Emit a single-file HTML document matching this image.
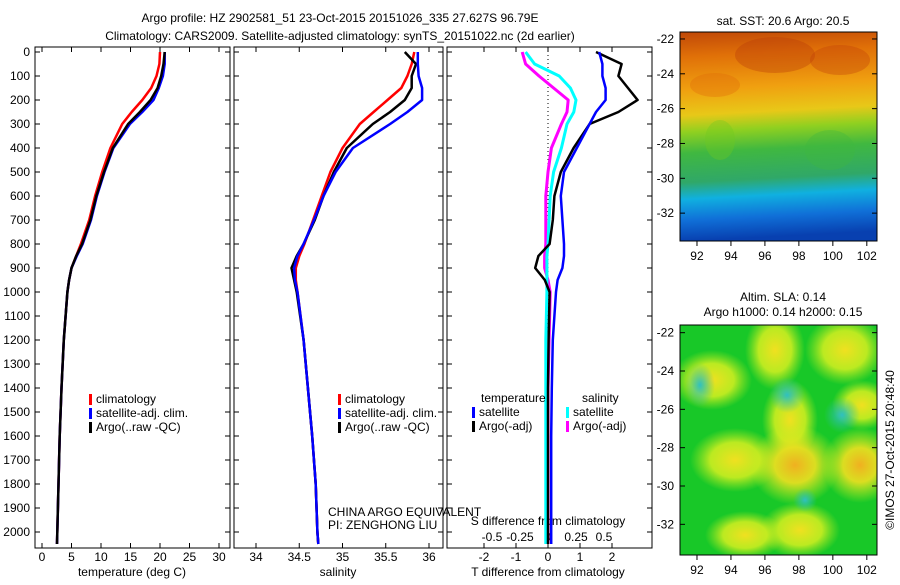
<!DOCTYPE html>
<html><head><meta charset="utf-8"><style>
body{margin:0;background:#fff;width:900px;height:580px;overflow:hidden;font-family:"Liberation Sans",sans-serif}
svg text{font-family:"Liberation Sans",sans-serif;font-size:12px;fill:#000}
</style></head><body>
<svg id="c" width="900" height="580">
<defs>
<linearGradient id="sst" x1="0" y1="0" x2="0.05" y2="1">
<stop offset="0" stop-color="#c04808"/><stop offset="0.12" stop-color="#e07008"/><stop offset="0.28" stop-color="#f0a010"/>
<stop offset="0.4" stop-color="#e8c818"/><stop offset="0.48" stop-color="#90d020"/><stop offset="0.58" stop-color="#40b840"/>
<stop offset="0.72" stop-color="#30a868"/><stop offset="0.8" stop-color="#10b0e0"/><stop offset="0.9" stop-color="#1070d8"/><stop offset="1" stop-color="#0840b0"/>
</linearGradient>
<radialGradient id="yb"><stop offset="0" stop-color="#f0e020"/><stop offset="0.55" stop-color="#d8f020" stop-opacity="0.85"/><stop offset="1" stop-color="#b0e820" stop-opacity="0"/></radialGradient>
<radialGradient id="ob"><stop offset="0" stop-color="#f0b020"/><stop offset="0.45" stop-color="#f0e020" stop-opacity="0.9"/><stop offset="1" stop-color="#d0f020" stop-opacity="0"/></radialGradient>
<radialGradient id="cb"><stop offset="0" stop-color="#30c0c0"/><stop offset="1" stop-color="#30c0a0" stop-opacity="0"/></radialGradient>
<clipPath id="clip1"><rect x="680" y="32" width="197" height="209"/></clipPath>
<clipPath id="clip2"><rect x="680" y="325" width="197" height="230"/></clipPath>
</defs>
<text x="340" y="22" text-anchor="middle" font-size="13">Argo profile: HZ 2902581_51 23-Oct-2015 20151026_335 27.627S 96.79E</text>
<text x="340" y="40" text-anchor="middle" font-size="13">Climatology: CARS2009. Satellite-adjusted climatology: synTS_20151022.nc (2d earlier)</text>
<g id="g"></g>
<g id="m1g" clip-path="url(#clip1)"></g>
<g id="m2g" clip-path="url(#clip2)"></g>
<g id="g2"></g>
</svg>
<script>
const depths=[0,50,100,150,200,250,300,400,500,600,700,800,850,900,950,1000,1200,1400,1600,1800,2000,2050];
const tempClim=[20.0,19.9,19.4,18.5,17.0,15.2,13.6,11.6,10.2,9.0,8.0,6.6,5.8,5.0,4.6,4.3,3.7,3.3,3.0,2.8,2.6,2.55];
const tempSat=[20.8,20.8,20.5,19.8,18.9,17.0,14.9,12.1,10.6,9.3,8.3,6.9,5.9,5.0,4.6,4.3,3.7,3.3,3.0,2.8,2.6,2.55];
const tempArgo=[20.8,20.6,20.2,19.6,18.4,16.6,14.6,12.0,10.5,9.2,8.2,6.8,5.8,5.0,4.6,4.3,3.7,3.3,3.0,2.8,2.6,2.55];
const salClim=[35.83,35.80,35.75,35.68,35.52,35.36,35.20,35.00,34.86,34.76,34.66,34.56,34.50,34.46,34.46,34.48,34.55,34.60,34.65,34.69,34.71,34.72];
const salSat=[35.87,35.87,35.88,35.92,35.92,35.75,35.55,35.12,34.92,34.78,34.67,34.55,34.48,34.44,34.45,34.48,34.55,34.60,34.65,34.69,34.71,34.72];
const salArgo=[35.72,35.85,35.80,35.80,35.72,35.55,35.35,35.05,34.90,34.78,34.68,34.55,34.47,34.41,34.44,34.47,34.55,34.60,34.65,34.69,34.71,34.72];
const dtSat=[1.6,1.7,1.7,1.8,1.8,1.5,1.3,0.9,0.5,0.4,0.45,0.5,0.5,0.45,0.3,0.25,0.15,0.12,0.1,0.1,0.1,0.1];
const dtArgo=[1.5,2.3,2.2,2.5,2.8,2.2,1.3,0.8,0.4,0.2,0.15,0.05,-0.3,-0.4,-0.1,0.05,0.02,0.0,0.0,0.0,0.0,0.0];
const dsSat=[-0.2,-0.12,0.1,0.2,0.25,0.23,0.17,0.12,0.05,0.02,0.01,0.0,-0.01,-0.01,-0.01,-0.01,-0.02,-0.02,-0.02,-0.02,-0.02,-0.02];
const dsArgo=[-0.23,-0.2,-0.08,0.05,0.18,0.17,0.12,0.03,0.0,-0.02,-0.02,-0.02,-0.03,-0.03,0.0,0.02,0.01,0.0,0.0,0.0,0.0,0.0];
const depthTicks=[0,100,200,300,400,500,600,700,800,900,1000,1100,1200,1300,1400,1500,1600,1700,1800,1900,2000];
const tTicks=[0,5,10,15,20,25,30];
const sTicks=[34,34.5,35,35.5,36];
const dtTicks=[-2,-1,0,1,2];
const dsTicks=[-0.5,-0.25,0,0.25,0.5];
const lonTicks=[92,94,96,98,100,102];
const latTicks=[-22,-24,-26,-28,-30,-32];

const NS='http://www.w3.org/2000/svg';
let G=document.getElementById('g');
function el(t,a,txt){const e=document.createElementNS(NS,t);for(const k in a)e.setAttribute(k,a[k]);if(txt!=null)e.textContent=txt;G.appendChild(e);return e;}
const yD=d=>52+d*0.24;
function lin(v0,p0,v1,p1){return v=>p0+(v-v0)*(p1-p0)/(v1-v0);}
const xT=lin(0,42,30,219), xS=lin(34,256,36,429), xDT=lin(0,548,2,612), xDS=lin(0,548,0.5,604);
const panels=[[35,230],[234,443],[447,652]];
panels.forEach((p,i)=>{
  let r=el('rect',{x:p[0],y:47,width:p[1]-p[0],height:501,fill:'none',stroke:'#000','stroke-width':1});
  
  
  depthTicks.forEach(d=>{
    el('line',{x1:p[0],x2:p[0]+5,y1:yD(d),y2:yD(d),stroke:'#000'});
    el('line',{x1:p[1]-5,x2:p[1],y1:yD(d),y2:yD(d),stroke:'#000'});
  });
});
depthTicks.forEach(d=>{
  const t=el('text',{x:30,y:yD(d)+4,'text-anchor':'end'},d);
  
  
});
function xticks(vals,f,y){vals.forEach(v=>{el('line',{x1:f(v),x2:f(v),y1:548,y2:543,stroke:'#000'});el('line',{x1:f(v),x2:f(v),y1:47,y2:52,stroke:'#000'});
  const t=el('text',{x:f(v),y:y,'text-anchor':'middle'},v);
  
  });}
xticks(tTicks,xT,561);xticks(sTicks,xS,561);xticks(dtTicks,xDT,561);
dsTicks.forEach(v=>{const t=el('text',{x:xDS(v),y:541,'text-anchor':'middle'},v);
  
  });
[[132,'temperature (deg C)','x-axis-title-temperature'],[338,'salinity','x-axis-title-salinity'],[548,'T difference from climatology','x-axis-title-t-diff']].forEach(a=>{
  const t=el('text',{x:a[0],y:576,'text-anchor':'middle'},a[1]);
  
  });
let st=el('text',{x:548,y:525,'text-anchor':'middle'},'S difference from climatology');


el('line',{x1:548,x2:548,y1:47,y2:548,stroke:'#000','stroke-dasharray':'1,3'});
function line(vals,fx,col,name,w){
  const pts=vals.map((v,i)=>fx(v).toFixed(1)+','+yD(depths[i]).toFixed(1)).join(' ');
  const p=el('polyline',{points:pts,fill:'none',stroke:col,'stroke-width':w||2.5,'stroke-linejoin':'round'});
  
  
}
line(tempClim,xT,'#f00','temp-climatology-line');line(tempSat,xT,'#00f','temp-satellite-line');line(tempArgo,xT,'#000','temp-argo-line');
line(salClim,xS,'#f00','sal-climatology-line');line(salArgo,xS,'#000','sal-argo-line');line(salSat,xS,'#00f','sal-satellite-line');
line(dsArgo,xDS,'#f0f','s-diff-argo-line',3);line(dsSat,xDS,'#0ff','s-diff-satellite-line',3);
line(dtArgo,xDT,'#000','t-diff-argo-line');line(dtSat,xDT,'#00f','t-diff-satellite-line');
function leg(x,y,col,txt){el('rect',{x:x,y:y-9,width:3,height:11,fill:col});const t=el('text',{x:x+7,y:y},txt);
  
  }
[[89],[338]].forEach(a=>{const x=a[0];leg(x,403,'#f00','climatology');leg(x,417,'#00f','satellite-adj. clim.');leg(x,431,'#000','Argo(..raw -QC)');});
el('text',{x:481,y:402},'temperature');el('text',{x:582,y:402},'salinity');
leg(472,416,'#00f','satellite');leg(472,430,'#000','Argo(-adj)');leg(566,416,'#0ff','satellite');leg(566,430,'#f0f','Argo(-adj)');
el('text',{x:328,y:516},'CHINA ARGO EQUIVALENT');el('text',{x:328,y:529},'PI: ZENGHONG LIU');
// maps
const xLon=lin(91,680,102.6,877);
G=document.getElementById('m1g');
let m1=el('rect',{x:680,y:32,width:197,height:209,fill:'url(#sst)'});


[[775,55,40,18,'#b83808'],[840,60,30,15,'#c04008'],[715,85,25,12,'#e06a08'],[830,150,25,20,'#40b840'],[720,140,15,20,'#70c820']].forEach(b=>el('ellipse',{cx:b[0],cy:b[1],rx:b[2],ry:b[3],fill:b[4],opacity:0.35}));
G=document.getElementById('m2g');
let m2=el('rect',{x:680,y:325,width:197,height:230,fill:'#18c828'});


[[712,380,40,30,'yb'],[775,350,30,40,'yb'],[845,350,40,35,'yb'],[790,420,28,40,'yb'],[735,460,45,32,'yb'],[795,465,45,40,'ob'],[860,465,38,38,'ob'],[800,530,40,28,'yb'],[745,535,40,24,'yb'],[862,405,30,25,'yb']].forEach(b=>el('ellipse',{cx:b[0],cy:b[1],rx:b[2],ry:b[3],fill:'url(#'+b[4]+')'}));
[[787,395,18,18],[700,385,15,22],[842,415,18,18],[805,500,12,12]].forEach(b=>el('ellipse',{cx:b[0],cy:b[1],rx:b[2],ry:b[3],fill:'url(#cb)'}));
G=document.getElementById('g2');
function map(y0,y1,latTop,latBot){
  const yl=lin(latTop,y0,latBot,y1);
  el('rect',{x:680,y:y0,width:197,height:y1-y0,fill:'none',stroke:'#000'});
  latTicks.forEach(v=>{el('line',{x1:680,x2:685,y1:yl(v),y2:yl(v),stroke:'#000'});el('line',{x1:872,x2:877,y1:yl(v),y2:yl(v),stroke:'#000'});
    const t=el('text',{x:674,y:yl(v)+4,'text-anchor':'end'},v);
    
    });
  lonTicks.forEach(v=>{el('line',{x1:xLon(v),x2:xLon(v),y1:y1,y2:y1+5,stroke:'#000'});
    const t=el('text',{x:xLon(v),y:y1+19,'text-anchor':'middle'},v);
    
    });
}
map(32,241,-21.6,-33.6);
map(325,555,-21.6,-33.6);
el('text',{x:783,y:25,'text-anchor':'middle'},'sat. SST: 20.6 Argo: 20.5');
el('text',{x:783,y:301,'text-anchor':'middle'},'Altim. SLA: 0.14');
el('text',{x:783,y:316,'text-anchor':'middle'},'Argo h1000: 0.14 h2000: 0.15');
el('text',{x:894,y:450,'text-anchor':'middle',transform:'rotate(-90 894 450)'},'©IMOS 27-Oct-2015 20:48:40');
</script>
</body></html>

......

TASK BRIEF —
Find each line holding "document". Copy it out.

TASK RESULT —
Emit a single-file HTML document matching this image.
let G=document.getElementById('g');
function el(t,a,txt){const e=document.createElementNS(NS,t);for(const k in a)e.setAttribute(k,a[k]);if(txt!=null)e.textContent=txt;G.appendChild(e);return e;}
G=document.getElementById('m1g');
G=document.getElementById('m2g');
G=document.getElementById('g2');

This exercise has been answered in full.